Economy upbeat: ICCB | The Daily Star
12:00 AM, May 03, 2011 / LAST MODIFIED: 12:00 AM, May 03, 2011

Economy upbeat: ICCB

The Bangladesh economy is on a rebound as the first five months of the current fiscal year were upbeat, which seems to be taking cue from emerging Asia, an editorial of International Chamber of Commerce-Bangladesh (ICCB) said yesterday.
“By all indications, the country weathered the global crisis largely unscathed and is ready for a robust expansion of output and investment, as one of the emerging market economies,” it added.
According to projections, growth during the current fiscal year is expected to be 6.0 to 6.7 percent. However, it was earlier projected that with adequate energy supplies and certain physical infrastructure in place, Bangladesh could attain double digit growth over a shorter period, the editorial said.
The main source of energy for industrial growth in Bangladesh is natural gas. There have been various estimates of the size of the natural gas reserves of Bangladesh, the statement added. In mid-2004, Petrobangla estimated the proven gas reserve at 15.3 TCF. Survey conducted by US Geological Survey in 2,000 had estimated that Bangladesh has a 15.3 TCF additional “undiscovered reserve”. On the other hand, a study by the Hydrocarbon Unit of the Energy Ministry and the Norweign Petroleum Directorate said the gas reserve (proven plus probable) of the 22 gas fields was estimated at 28.4 TCF.
Currently, Bangladesh is producing around 2,000 mcft of gas daily against demand for 2,500 mcft. The average annual demand of gas has increased at 8 percent in the last few years. An inadequate supply of gas has compelled a number of industrial units to convert power generating units from gas to diesel, requiring uncalled for additional investment, the ICCB editorial said.
Stand-by generators in many industries are operating round-the clock, causing serious break downs, due to power cuts. Besides, suspension of a gas supply to KAFCO and other fertilizer factories is causing a drain of foreign exchange as well as a shortfall in export earnings, the editorial added.
To meet the severe gas crisis, the government announced continuation of the suspension of new connections to industries, and commercial and household consumers. Liquid petroleum gas (LPG) will be promoted as an alternative for household use. Petrobangla has also planned to increase LPG production, including additional bottling plants, but there is no time-line, it said.
Petrobangla is expected to go for a fresh gas block bidding by June and the energy ministry will organise different road shows at home and abroad from July. But the outcome of previous road shows is unknown.

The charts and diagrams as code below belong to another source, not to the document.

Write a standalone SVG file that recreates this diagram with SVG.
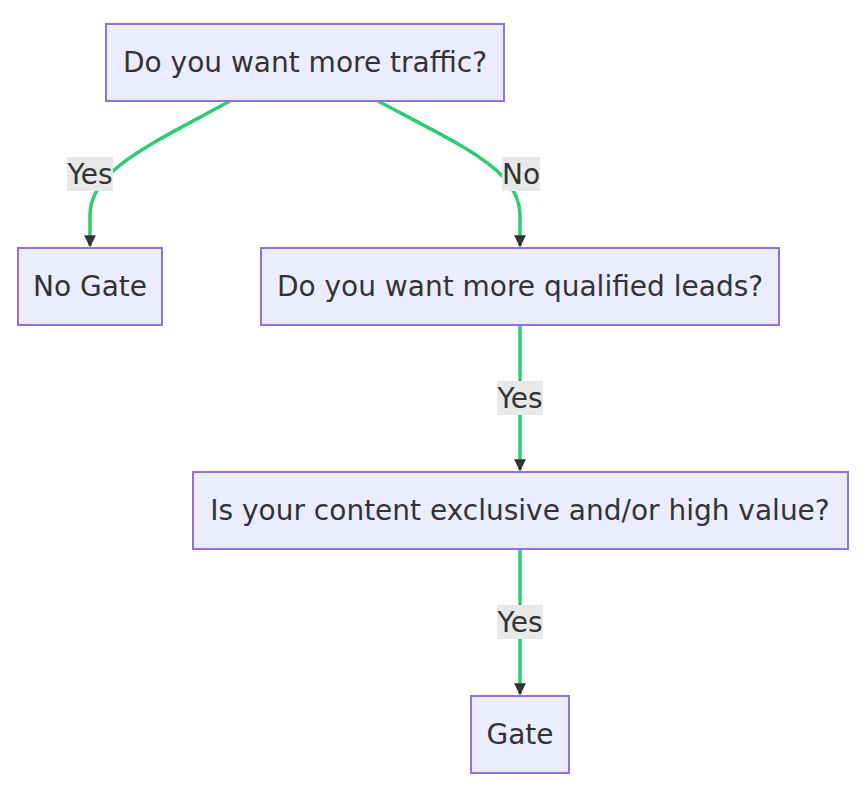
<svg xmlns="http://www.w3.org/2000/svg" width="868" height="787" viewBox="0 0 868 787">
<style>
.n rect{fill:#ECECFF;stroke:#9370DB;stroke-width:2}
text{font-family:"DejaVu Sans",sans-serif;font-size:28px;fill:#333;text-anchor:middle;dominant-baseline:central}
.e path{fill:none;stroke:#2ECC71;stroke-width:3.5}
.l rect{fill:#e8e8e8}
</style>
<defs><marker id="b" viewBox="0 0 10 10" refX="9" refY="5" markerWidth="12" markerHeight="12" orient="auto" markerUnits="userSpaceOnUse"><path d="M0,0L10,5L0,10z" fill="#333"/></marker></defs>
<rect width="868" height="787" fill="#fff"/>
<g class="e">
<path d="M230,101 C150,145 90,170 90,215 L90,246" marker-end="url(#b)"/>
<path d="M378,101 C460,145 520,170 520,215 L520,246" marker-end="url(#b)"/>
<path d="M520,325 L520,470" marker-end="url(#b)"/>
<path d="M520,549 L520,694" marker-end="url(#b)"/>
</g>
<g class="l">
<rect x="67" y="157" width="46" height="34"/><text x="90" y="174">Yes</text>
<rect x="502" y="157" width="38" height="34"/><text x="521" y="174">No</text>
<rect x="497" y="381" width="46" height="34"/><text x="520" y="398">Yes</text>
<rect x="497" y="605" width="46" height="34"/><text x="520" y="622">Yes</text>
</g>
<g class="n" id="n1"><rect x="106" y="24" width="398" height="77"/><text x="305" y="62">Do you want more traffic?</text></g>
<g class="n" id="n2"><rect x="18" y="248" width="144" height="77"/><text x="90" y="286">No Gate</text></g>
<g class="n" id="n3"><rect x="261" y="248" width="518" height="77"/><text x="520" y="286">Do you want more qualified leads?</text></g>
<g class="n" id="n4"><rect x="193" y="472" width="655" height="77"/><text x="520" y="510">Is your content exclusive and/or high value?</text></g>
<g class="n" id="n5"><rect x="471" y="696" width="98" height="77"/><text x="520" y="734">Gate</text></g>
</svg>
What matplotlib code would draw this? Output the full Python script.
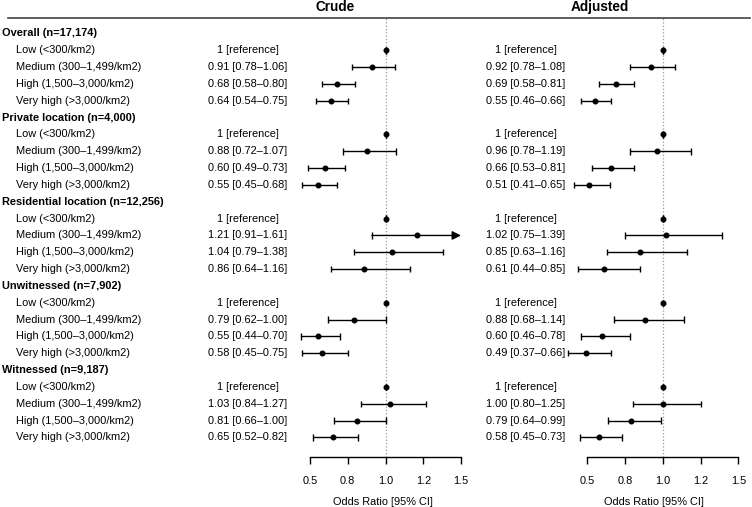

Practical measures have to be undertaken without further loss of time, to harness gas to feed the country's movers of growth, the ICCB editorial said.
Chittagong is also suffering from a chronic gas and induced power crisis. The government has abandoned the LNG import programme, as it was not cost-effective. Instead, there are now plans to set up a LNG plant at Maheskhali, according to the editorial.
The plan of procuring coal mines and gas fields abroad seems ambitious, which even India and China cannot afford. Instead, immediate steps should be taken for utilisation of the huge quantity of coal in the country, which is considered to be one of the best, but could not be utilised for the cheap politics of so-called environmentalists. It may be mentioned that in India, 64 percent of power comes from coal, in China 81 percent, in Australia 76 percent, in the USA 49 percent and in South Africa it 94 percent, according to the ICCB editorial.
If the country really desires to become a middle income country, it should aim for a GDP growth of 8 percent or more, and that is possible only if there is an assured supply of energy and related physical infrastructure, said the editorial.